The call to evening prayers drifted over the city from the high-towered minarets that rose above the mosque. The faithful were no longer summoned to prayer by a Muslim holy man, or muezzin, who climbed the narrow steps inside the minarets and wailed from the balcony. Now the muezzin stayed on the ground and offered the prayers to Allah and the Prophet Mohammed through microphones and loudspeakers.
A short distance from the mosque, a — three-quarter moon reflected its beam on the Niger River. Wide, scenic, its current slow and gentle, the Niger is a mere shadow of its former course. Once mighty and deep, decades of drought had lowered it to a shallow stream, plied by fleets of small sailing ships called pinnaces. Its waters once lapped at the base of the mosque. Now they sluggishly flowed nearly two city blocks away.
The Malian people are a mixture of the lighter-skinned descendants of the French and Berbers, the dark brown of the desert Arabs and Moors, and the black Africans. Dr. Madani was coal black. His facial features were Negroid with deep-set ebony eyes and a wide flattened nose. He was a big bull of a man in his late forties, beefy around the middle, with a wide square jawed head.
His ancestors had been Mandingo slaves who were brought north by the Moroccans who overran the country in 1591. His parents had farmed the lush lands south of the Niger when he was a boy. He was raised by a major in the French Foreign Legion, educated and sent through medical school in Paris. Why or how this came about he was never told.
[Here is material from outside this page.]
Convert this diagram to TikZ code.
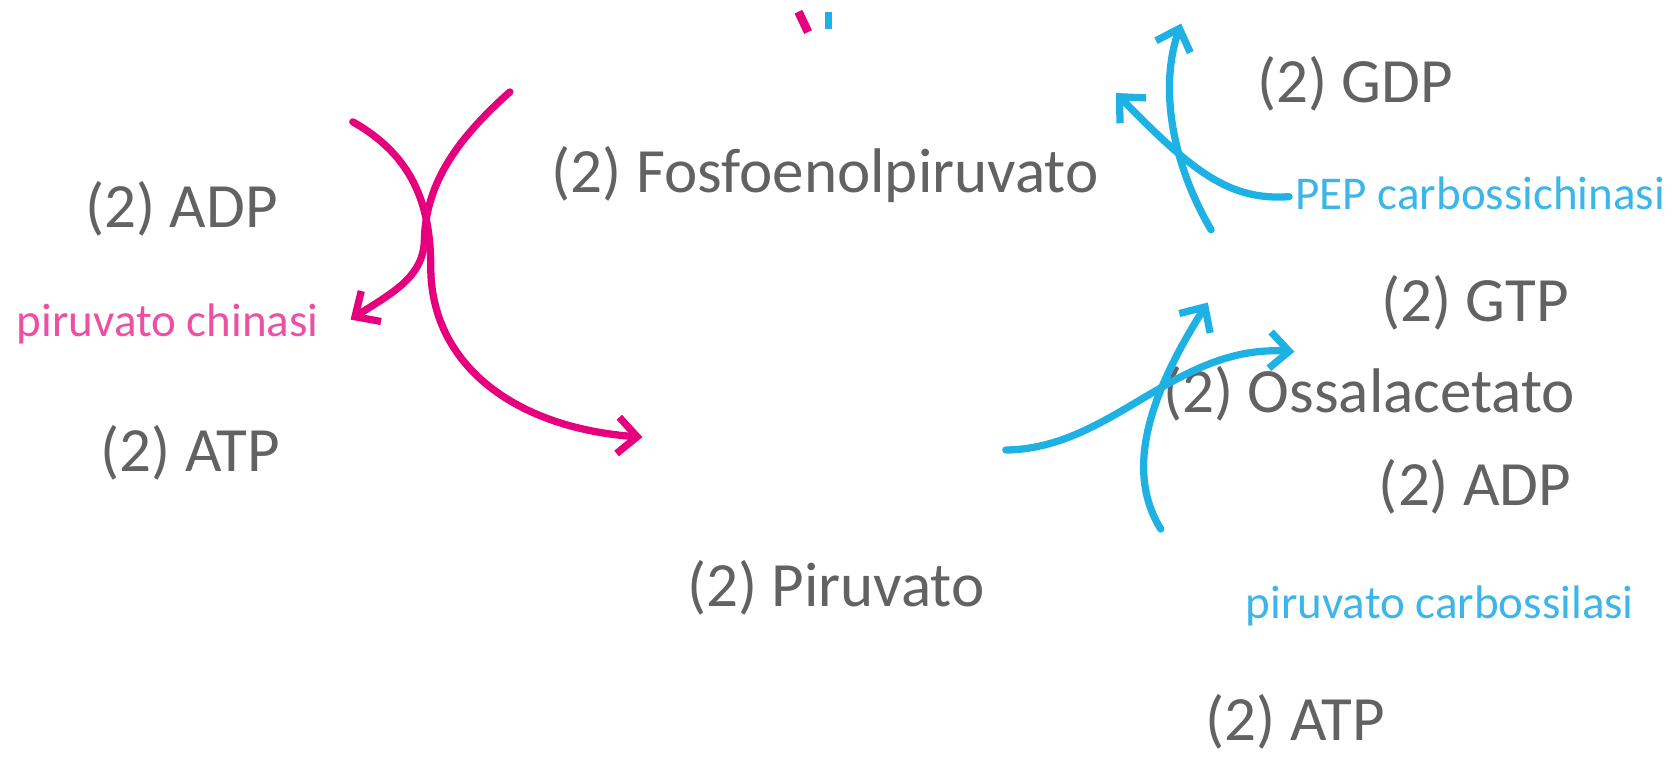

The doctor stiffened as the yellow headlights of an old and unique automobile swung into view. The car rolled quietly down the uneven street, its elegant rose-magenta-colored body oddly out of sync amid the dismal and austere mud structures. There was an aura of dignified elegance about the 1936 Avions Voisin sedan. The design of the coachwork was an odd combination of pre-World War II aerodynamics, cubist art, and Frank Lloyd Wright. It was powered by a six-cylinder sleeve-valve engine that provided smooth silence and simple endurance. A masterwork of uncompromising engineering standards, it once belonged to the Governor General when Mali was a territory of French West Africa.